[START OF STORED DATA]
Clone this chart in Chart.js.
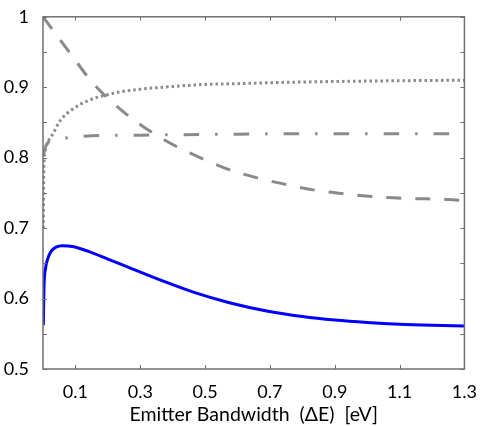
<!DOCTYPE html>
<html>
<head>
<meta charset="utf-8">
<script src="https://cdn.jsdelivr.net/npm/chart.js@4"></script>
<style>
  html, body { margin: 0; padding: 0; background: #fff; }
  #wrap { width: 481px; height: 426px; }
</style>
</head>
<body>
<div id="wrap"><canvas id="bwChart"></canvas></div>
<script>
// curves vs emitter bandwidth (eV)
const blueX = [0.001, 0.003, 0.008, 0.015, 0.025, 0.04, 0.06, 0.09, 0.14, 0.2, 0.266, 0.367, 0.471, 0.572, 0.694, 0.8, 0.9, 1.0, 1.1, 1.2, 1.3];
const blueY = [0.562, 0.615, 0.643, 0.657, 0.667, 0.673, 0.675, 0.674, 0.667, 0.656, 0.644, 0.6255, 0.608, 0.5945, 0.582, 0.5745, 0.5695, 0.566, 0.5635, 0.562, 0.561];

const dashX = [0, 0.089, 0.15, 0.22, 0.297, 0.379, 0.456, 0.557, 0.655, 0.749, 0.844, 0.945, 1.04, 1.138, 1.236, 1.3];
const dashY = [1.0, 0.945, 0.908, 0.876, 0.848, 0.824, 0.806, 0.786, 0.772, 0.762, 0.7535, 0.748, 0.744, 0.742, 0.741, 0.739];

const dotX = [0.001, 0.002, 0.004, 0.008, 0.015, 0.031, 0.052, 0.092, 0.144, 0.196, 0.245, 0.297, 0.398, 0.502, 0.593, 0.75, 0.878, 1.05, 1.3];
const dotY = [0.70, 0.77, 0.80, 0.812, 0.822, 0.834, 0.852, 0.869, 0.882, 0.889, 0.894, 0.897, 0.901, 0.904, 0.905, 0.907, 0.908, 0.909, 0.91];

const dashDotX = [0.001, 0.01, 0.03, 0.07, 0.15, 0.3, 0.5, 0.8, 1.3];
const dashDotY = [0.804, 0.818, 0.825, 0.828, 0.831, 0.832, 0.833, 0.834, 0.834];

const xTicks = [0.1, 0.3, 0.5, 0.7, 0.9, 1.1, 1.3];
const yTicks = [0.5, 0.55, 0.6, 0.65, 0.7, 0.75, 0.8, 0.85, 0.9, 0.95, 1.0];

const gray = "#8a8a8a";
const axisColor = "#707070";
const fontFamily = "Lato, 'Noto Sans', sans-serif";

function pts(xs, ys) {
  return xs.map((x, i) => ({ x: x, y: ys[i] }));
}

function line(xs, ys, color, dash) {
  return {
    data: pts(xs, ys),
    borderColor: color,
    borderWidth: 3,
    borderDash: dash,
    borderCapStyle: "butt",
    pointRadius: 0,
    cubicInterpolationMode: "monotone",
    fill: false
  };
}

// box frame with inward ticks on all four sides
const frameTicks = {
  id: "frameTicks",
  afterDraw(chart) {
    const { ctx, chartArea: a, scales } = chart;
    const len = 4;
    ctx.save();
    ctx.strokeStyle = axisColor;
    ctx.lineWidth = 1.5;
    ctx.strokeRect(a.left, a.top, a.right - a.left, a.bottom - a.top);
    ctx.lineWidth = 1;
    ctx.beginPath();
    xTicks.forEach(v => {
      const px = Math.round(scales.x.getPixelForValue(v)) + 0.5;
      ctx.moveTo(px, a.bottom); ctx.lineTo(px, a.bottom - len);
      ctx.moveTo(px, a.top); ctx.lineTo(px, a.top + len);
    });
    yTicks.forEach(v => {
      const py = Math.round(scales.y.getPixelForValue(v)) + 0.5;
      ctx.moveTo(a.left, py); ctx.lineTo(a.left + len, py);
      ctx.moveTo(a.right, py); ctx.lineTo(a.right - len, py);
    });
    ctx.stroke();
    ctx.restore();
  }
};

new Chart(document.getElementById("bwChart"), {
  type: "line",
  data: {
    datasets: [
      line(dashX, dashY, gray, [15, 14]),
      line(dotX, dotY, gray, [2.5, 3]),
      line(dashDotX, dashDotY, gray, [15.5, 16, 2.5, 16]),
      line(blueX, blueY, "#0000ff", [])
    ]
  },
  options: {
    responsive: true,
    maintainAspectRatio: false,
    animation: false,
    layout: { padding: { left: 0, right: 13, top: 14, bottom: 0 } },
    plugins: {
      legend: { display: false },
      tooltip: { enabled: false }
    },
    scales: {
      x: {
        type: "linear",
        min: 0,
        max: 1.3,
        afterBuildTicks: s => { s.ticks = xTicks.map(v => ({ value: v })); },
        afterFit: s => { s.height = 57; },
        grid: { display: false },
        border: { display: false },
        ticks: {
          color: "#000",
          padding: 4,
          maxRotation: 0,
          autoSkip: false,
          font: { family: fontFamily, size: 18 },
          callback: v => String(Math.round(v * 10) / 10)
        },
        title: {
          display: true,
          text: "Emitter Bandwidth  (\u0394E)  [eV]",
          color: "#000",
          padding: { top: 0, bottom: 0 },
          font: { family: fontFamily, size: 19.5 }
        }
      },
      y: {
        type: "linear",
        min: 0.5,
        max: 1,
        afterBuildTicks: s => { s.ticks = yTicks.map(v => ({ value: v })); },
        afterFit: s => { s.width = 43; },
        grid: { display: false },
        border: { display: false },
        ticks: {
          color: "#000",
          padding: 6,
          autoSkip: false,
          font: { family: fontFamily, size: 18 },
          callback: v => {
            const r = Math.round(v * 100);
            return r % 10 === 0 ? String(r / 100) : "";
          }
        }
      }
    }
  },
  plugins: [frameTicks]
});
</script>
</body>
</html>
[END OF STORED DATA]
[PROBLEM STATEMENT]
Set down again, exactly, the lines of the material above from its first line to the one with "0.742, 0.741, 0.739];", inclusive. Leave the pictures out.

[ANSWER TO THIS PROBLEM]
Clone this chart in Chart.js.
<!DOCTYPE html>
<html>
<head>
<meta charset="utf-8">
<script src="https://cdn.jsdelivr.net/npm/chart.js@4"></script>
<style>
  html, body { margin: 0; padding: 0; background: #fff; }
  #wrap { width: 481px; height: 426px; }
</style>
</head>
<body>
<div id="wrap"><canvas id="bwChart"></canvas></div>
<script>
// curves vs emitter bandwidth (eV)
const blueX = [0.001, 0.003, 0.008, 0.015, 0.025, 0.04, 0.06, 0.09, 0.14, 0.2, 0.266, 0.367, 0.471, 0.572, 0.694, 0.8, 0.9, 1.0, 1.1, 1.2, 1.3];
const blueY = [0.562, 0.615, 0.643, 0.657, 0.667, 0.673, 0.675, 0.674, 0.667, 0.656, 0.644, 0.6255, 0.608, 0.5945, 0.582, 0.5745, 0.5695, 0.566, 0.5635, 0.562, 0.561];

const dashX = [0, 0.089, 0.15, 0.22, 0.297, 0.379, 0.456, 0.557, 0.655, 0.749, 0.844, 0.945, 1.04, 1.138, 1.236, 1.3];
const dashY = [1.0, 0.945, 0.908, 0.876, 0.848, 0.824, 0.806, 0.786, 0.772, 0.762, 0.7535, 0.748, 0.744, 0.742, 0.741, 0.739];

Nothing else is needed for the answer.